Agriculture Secretary Tom Vilsack announced that USDA is investing $8.8 million to boost the production of advanced biofuels and sustain jobs at renewable energy facilities in 39 states.
"Advanced biofuels expand America's energy options and increase our sources of homegrown, renewable energy," Vilsack said. "These payments not only help to spur biofuel production, but also protect the environment and help create jobs by building a renewable energy economy in rural areas."
The funding is being provided through USDA's Advanced Biofuel Payment Program, which was established in the 2008 Farm Bill. Payments are made to biofuels producers based on the amount of advanced biofuels produced from renewable biomass, other than corn kernel starch. Examples of eligible feedstocks include crop residue, food and yard waste, vegetable oil, and animal fat. Through this program to date, USDA has made $308 million in payments to 382 producers in 47 states and territories. These payments have produced enough biofuel to provide more than 391 billion kilowatt hours of electric energy.

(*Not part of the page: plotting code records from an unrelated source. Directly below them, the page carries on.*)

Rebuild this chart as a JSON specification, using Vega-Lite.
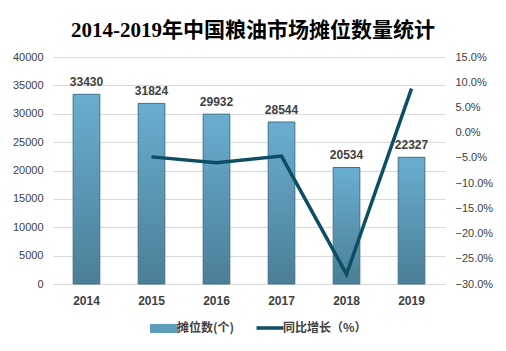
{
  "$schema": "https://vega.github.io/schema/vega-lite/v6.json",
  "width": 392,
  "height": 227,
  "autosize": {"type": "none"},
  "padding": {"left": 53, "top": 57, "right": 61, "bottom": 67},
  "background": "white",
  "title": {
    "text": "2014-2019年中国粮油市场摊位数量统计",
    "fontSize": 21,
    "font": "Liberation Serif, Noto Sans CJK SC",
    "fontWeight": "bold",
    "color": "#000000",
    "offset": 10,
    "anchor": "middle",
    "dx": 4
  },
  "config": {"view": {"stroke": null}},
  "data": {
    "values": [
      {"year": "2014", "count": 33430, "growth": null},
      {"year": "2015", "count": 31824, "growth": -0.048},
      {"year": "2016", "count": 29932, "growth": -0.0595},
      {"year": "2017", "count": 28544, "growth": -0.0464},
      {"year": "2018", "count": 20534, "growth": -0.2806},
      {"year": "2019", "count": 22327, "growth": 0.0873}
    ]
  },
  "encoding": {
    "x": {
      "field": "year",
      "type": "nominal",
      "scale": {"paddingInner": 0.59, "paddingOuter": 0.31},
      "axis": {
        "title": null,
        "labelAngle": 0,
        "domain": true,
        "domainColor": "#d9d9d9",
        "ticks": false,
        "labelFont": "Liberation Sans",
        "labelFontWeight": "bold",
        "labelFontSize": 12,
        "labelPadding": 11,
        "labelColor": "#404040"
      }
    }
  },
  "layer": [
    {
      "mark": {
        "type": "bar",
        "fill": {
          "gradient": "linear",
          "x1": 0, "y1": 0, "x2": 0, "y2": 1,
          "stops": [
            {"offset": 0, "color": "#6aaecf"},
            {"offset": 1, "color": "#4b7e97"}
          ]
        },
        "stroke": "#41708a",
        "strokeWidth": 1
      },
      "encoding": {
        "y": {
          "field": "count",
          "type": "quantitative",
          "scale": {"domain": [0, 40000]},
          "axis": {
            "title": null,
            "values": [0, 5000, 10000, 15000, 20000, 25000, 30000, 35000, 40000],
            "format": "d",
            "grid": true,
            "gridColor": "#d9d9d9",
            "domain": false,
            "ticks": false,
            "labelPadding": 10,
            "labelFont": "Liberation Sans",
            "labelFontSize": 11,
            "labelColor": "#404040"
          }
        }
      }
    },
    {
      "mark": {
        "type": "text",
        "baseline": "bottom",
        "dy": -5,
        "font": "Liberation Sans",
        "fontSize": 12,
        "fontWeight": "bold",
        "color": "#404040"
      },
      "encoding": {
        "y": {
          "field": "count",
          "type": "quantitative",
          "scale": {"domain": [0, 40000]},
          "axis": null
        },
        "text": {"field": "count", "type": "quantitative", "format": "d"}
      }
    },
    {
      "transform": [{"filter": "datum.growth != null"}],
      "mark": {"type": "line", "strokeWidth": 3.5},
      "encoding": {
        "y": {
          "field": "growth",
          "type": "quantitative",
          "scale": {"domain": [-0.3, 0.15]},
          "axis": {
            "orient": "right",
            "title": null,
            "values": [-0.3, -0.25, -0.2, -0.15, -0.1, -0.05, 0, 0.05, 0.1, 0.15],
            "format": ".1%",
            "grid": false,
            "domain": false,
            "ticks": false,
            "labelPadding": 10,
            "labelFont": "Liberation Sans",
            "labelFontSize": 11,
            "labelColor": "#404040"
          }
        },
        "color": {
          "datum": "同比增长（%）",
          "scale": {
            "domain": ["摊位数(个)", "同比增长（%）"],
            "range": ["#5b9dbb", "#0c4f65"]
          },
          "legend": {
            "title": null,
            "orient": "none",
            "legendX": 105,
            "legendY": 265,
            "direction": "horizontal",
            "columnPadding": 14,
            "labelOffset": 7,
            "symbolSize": 729,
            "symbolStrokeWidth": 3.5,
            "labelFont": "Noto Sans CJK SC",
            "labelFontSize": 12,
            "labelFontWeight": "bold",
            "labelColor": "#404040",
            "encode": {
              "symbols": {
                "update": {
                  "shape": {"signal": "datum.value === '摊位数(个)' ? 'M-1,-0.3H1V0.3H-1Z' : 'stroke'"},
                  "fill": {"signal": "datum.value === '摊位数(个)' ? '#5b9dbb' : 'transparent'"},
                  "stroke": {"signal": "datum.value === '摊位数(个)' ? '#41708a' : '#0c4f65'"},
                  "strokeWidth": {"signal": "datum.value === '摊位数(个)' ? 1 : 3.5"},
                  "strokeCap": {"value": "butt"}
                }
              }
            }
          }
        }
      }
    }
  ],
  "resolve": {"scale": {"y": "independent"}}
}
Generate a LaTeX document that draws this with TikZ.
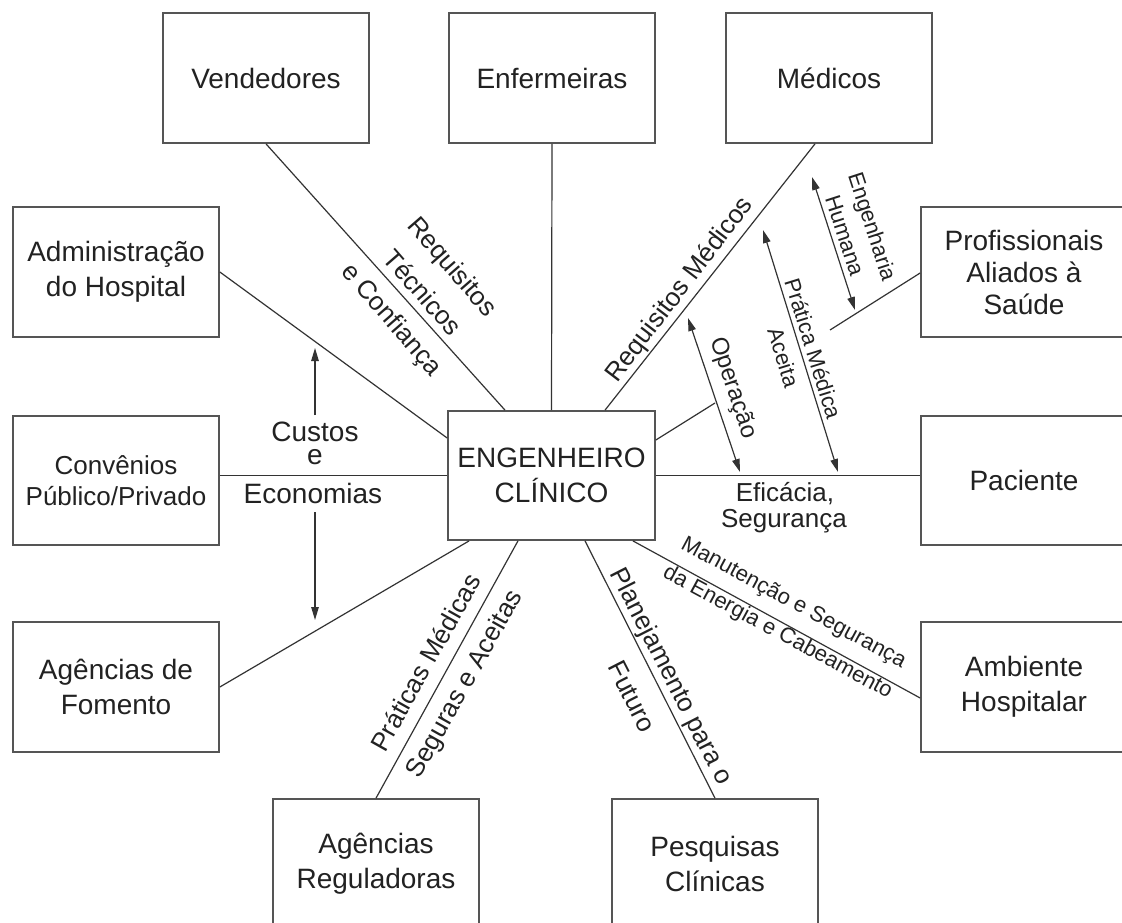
\documentclass[tikz,border=0pt]{standalone}
\usepackage{fontspec}
\setmainfont{Liberation Sans}
\usetikzlibrary{arrows.meta}
\definecolor{boxc}{HTML}{555555}
\definecolor{linec}{HTML}{333333}
\definecolor{textc}{HTML}{222222}
\begin{document}
\begin{tikzpicture}[x=1pt,y=-1pt,
  box/.style={draw=boxc, line width=1.7pt, minimum width=206pt, minimum height=130pt,
    inner sep=0pt, align=center, text=textc, font=\fontsize{28}{35}\selectfont},
  conn/.style={draw=linec, line width=1.2pt},
  dbl/.style={draw=linec, line width=1.2pt, {Triangle[length=13pt,width=7.5pt]}-{Triangle[length=13pt,width=7.5pt]}},
  sgl/.style={draw=linec, line width=1.2pt, -{Triangle[length=13pt,width=7.5pt]}},
  lab/.style={inner sep=0pt, align=center, text=textc, font=\fontsize{26}{30}\selectfont},
  labs/.style={inner sep=0pt, align=center, text=textc, font=\fontsize{22}{26}\selectfont}]
\useasboundingbox (0,0) rectangle (1122,923);
\fill[white] (0,0) rectangle (1122,923);
% boxes
\node[box] (vend) at (266,78) {Vendedores};
\node[box] (enf) at (552,78) {Enfermeiras};
\node[box] (med) at (829,78) {Médicos};
\node[box] (adm) at (116,272) {Administração\\do Hospital};
\node[box, font=\fontsize{28}{32}\selectfont] (prof) at (1024,272) {Profissionais\\Aliados à\\Saúde};
\node[box, minimum height=129pt, font=\fontsize{26}{31}\selectfont] (conv) at (116,480.5) {Convênios\\Público/Privado};
\node[box, minimum width=207pt, minimum height=129pt] (eng) at (551.5,475.5) {ENGENHEIRO\\CLÍNICO};
\node[box, minimum height=129pt] (pac) at (1024,480.5) {Paciente};
\node[box] (fom) at (116,687) {Agências de\\Fomento};
\node[box] (amb) at (1024,687) {Ambiente\\Hospitalar};
\node[box] (reg) at (376,864) {Agências\\Reguladoras};
\node[box] (pes) at (715,864) {Pesquisas\\Clínicas};
% connectors
\draw[conn] (vend.south) -- ([xshift=-46.5pt]eng.north);
\draw[conn] (enf.south) -- (eng.north);
\draw[conn] ([xshift=-14pt]med.south) -- ([xshift=53.5pt]eng.north);
\draw[conn] (adm.east) -- ([yshift=37.5pt]eng.west);
\draw[conn] (eng.west) -- (eng.west -| conv.east);
\draw[conn] (fom.east) -- ([xshift=22pt]eng.south west);
\draw[conn] (reg.north) -- ([xshift=-33.5pt]eng.south);
\draw[conn] (pes.north) -- ([xshift=33.5pt]eng.south);
\draw[conn] ([yshift=-11pt]amb.west) -- ([xshift=-23pt]eng.south east);
\draw[conn] (eng.east) -- (eng.east -| pac.west);
\coordinate (profend) at (830,330);
\draw[conn] ([yshift=-1pt]prof.west) -- (profend);
\coordinate (opend) at (715,403);
\draw[conn] ([yshift=35.5pt]eng.east) -- (opend);
% arrows
\coordinate (opa) at (688,318); \coordinate (opb) at (740,472);
\draw[dbl] (opa) -- (opb);
\coordinate (pma) at (763,230); \coordinate (pmb) at (838,472);
\draw[dbl] (pma) -- (pmb);
\coordinate (eha) at (812,177); \coordinate (ehb) at (855,310);
\draw[dbl] (eha) -- (ehb);
\coordinate (cua) at (315,415); \coordinate (cub) at (315,348);
\draw[sgl] (cua) -- (cub);
\coordinate (cuc) at (315,512); \coordinate (cud) at (315,620);
\draw[sgl] (cuc) -- (cud);
% labels
\node[lab, font=\fontsize{26}{40}\selectfont, rotate=-49] (l1) at (421,294) {Requisitos\\Técnicos\\e Confiança};
\node[lab, rotate=52.6] (l4) at (680,290) {Requisitos Médicos};
\node[lab, font=\fontsize{24}{28}\selectfont, rotate=-71.3] (l5) at (733,388) {Operação};
\node[labs, font=\fontsize{22}{31}\selectfont, rotate=-72.8] (l6) at (798.5,353) {Prática Médica\\Aceita};
\node[labs, font=\fontsize{22}{29}\selectfont, rotate=-72] (l8) at (859,231) {Engenharia\\Humana};
\node[lab] (l10) at (785,494) {Eficácia,};
\node[lab] (l11) at (784,521) {Segurança};
\node[lab, font=\fontsize{28}{30}\selectfont] (l12) at (315,432) {Custos};
\node[lab, font=\fontsize{28}{30}\selectfont] (l13) at (315,457) {e};
\node[lab, font=\fontsize{28}{30}\selectfont] (l14) at (313,493) {Economias};
\node[labs, font=\fontsize{22}{33.5}\selectfont, rotate=-28.3] (l15) at (785.5,618) {Manutenção e Segurança\\da Energia e Cabeamento};
\node[lab, font=\fontsize{26}{45}\selectfont, rotate=-63] (l17) at (652.5,686) {Planejamento para o\\Futuro};
\node[lab, font=\fontsize{26}{43}\selectfont, rotate=60.7] (l19) at (446.5,674) {Práticas Médicas\\Seguras e Aceitas};
\end{tikzpicture}
\end{document}
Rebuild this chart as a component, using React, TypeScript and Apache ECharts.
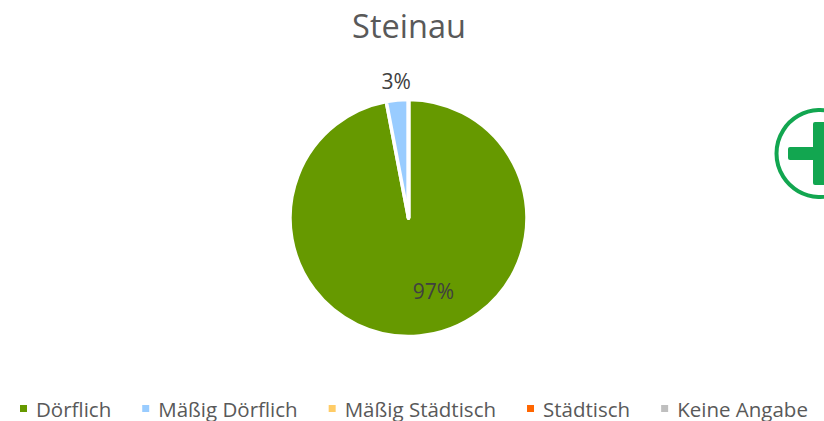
import React, { useEffect, useRef } from "react";
import * as echarts from "echarts";

const titleText = "Steinau";
const categories = ["Dörflich", "Mäßig Dörflich", "Mäßig Städtisch", "Städtisch", "Keine Angabe"];
const values = [97, 3, 0, 0, 0];
const colors = ["#669900", "#99CCFF", "#FFCC66", "#FF6600", "#BFBFBF"];

const FONT = "'Open Sans', 'Noto Sans', sans-serif";
const ICON = "#12A650";

export default function App() {
  const ref = useRef<HTMLDivElement>(null);
  useEffect(() => {
    const chart = echarts.init(ref.current!, undefined, { renderer: "svg" });
    chart.setOption({
      animation: false,
      backgroundColor: "#FFFFFF",
      title: {
        text: titleText,
        left: 404,
        top: 4,
        textAlign: "center",
        textStyle: { fontFamily: FONT, fontSize: 32.5, fontWeight: "normal", color: "#595959" },
      },
      legend: {
        left: 18,
        top: 397.5,
        padding: 0,
        itemWidth: 9,
        itemHeight: 9,
        itemGap: 29,
        icon: "rect",
        data: categories,
        textStyle: { fontFamily: FONT, fontSize: 20.5, lineHeight: 22, color: "#595959", padding: [0, 0, 0, 3] },
      },
      series: [
        {
          type: "pie",
          center: [408.5, 218],
          radius: [0, 118.5],
          startAngle: 90,
          clockwise: true,
          silent: true,
          stillShowZeroSum: false,
          itemStyle: { borderColor: "#FFFFFF", borderWidth: 3.5 },
          labelLine: { show: false },
          data: categories.map((name, i) => ({
            name,
            value: values[i],
            itemStyle: { color: colors[i] },
            label: {
              show: values[i] > 0,
              position: i === 0 ? "inside" : "outside",
              formatter: "{c}%",
              fontFamily: FONT,
              fontSize: 21,
              color: "#404040",
            },
          })),
          labelLayout: (p: any) =>
            p.dataIndex === 0 ? { dx: 19, dy: 11 } : { dx: 50, dy: -4 },
        },
      ],
      graphic: [
        {
          type: "circle",
          shape: { cx: 820, cy: 153.5, r: 43.5 },
          style: { fill: "#FFFFFF", stroke: ICON, lineWidth: 4 },
        },
        {
          type: "rect",
          shape: { x: 788, y: 147, width: 64, height: 13, r: 2 },
          style: { fill: ICON },
        },
        {
          type: "rect",
          shape: { x: 813, y: 122, width: 14, height: 63, r: 2 },
          style: { fill: ICON },
        },
      ],
    });
    return () => chart.dispose();
  }, []);
  return <div ref={ref} style={{ position: "absolute", left: 0, top: 0, width: 824, height: 421 }} />;
}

Secretary Vilsack has recognized the biobased economy as one of the pillars that strengthen rural communities. Through the Advanced Biofuel Payment Program and other USDA programs, USDA is working to support the research, investment and infrastructure necessary to build a strong biofuels industry that creates jobs and broadens the range of feedstocks used to produce renewable fuel. Over the course of this Administration, USDA has invested $332 million to accelerate research on renewable energy ranging from genomic research on bioenergy feedstock crops, to development of biofuel conversion processes and costs/benefit estimates of renewable energy production.
USDA has also supported efforts to build six new biorefineries to produce advanced biofuels in Louisiana, Georgia, Oregon, Nevada, North Carolina, and Iowa, in addition to three existing facilities in New Mexico, Michigan and Florida.
Investments in renewable energy and the biobased economy are a leading part of USDA's commitment to mitigating climate change and promoting a clean-energy economy.
Quad County Corn Processors Co-Op of Galva, Iowa, is receiving a $2,011 payment to convert more than 39 million gallons of corn kernel fiber into 660,000 gallons of cellulosic ethanol. The company converts the fiber into ethanol and other products using a process developed by its own research team.
Scott Petroleum Corporation in Itta Bena, Miss., is receiving a $13,165 payment to produce more than 2.6 million gallons of biodiesel from 3 million gallons of waste, non-food grade corn and catfish oil and poultry fat. The biodiesel is distributed throughout Arkansas, Louisiana and Mississippi.
View the complete list of producers receiving payments.
USDA has developed new markets for rural-made products, including more than 2,500 biobased products through USDA's BioPreferred program since 2009; and has invested $64 billion in infrastructure, housing and community facilities to help improve the quality of life in rural America.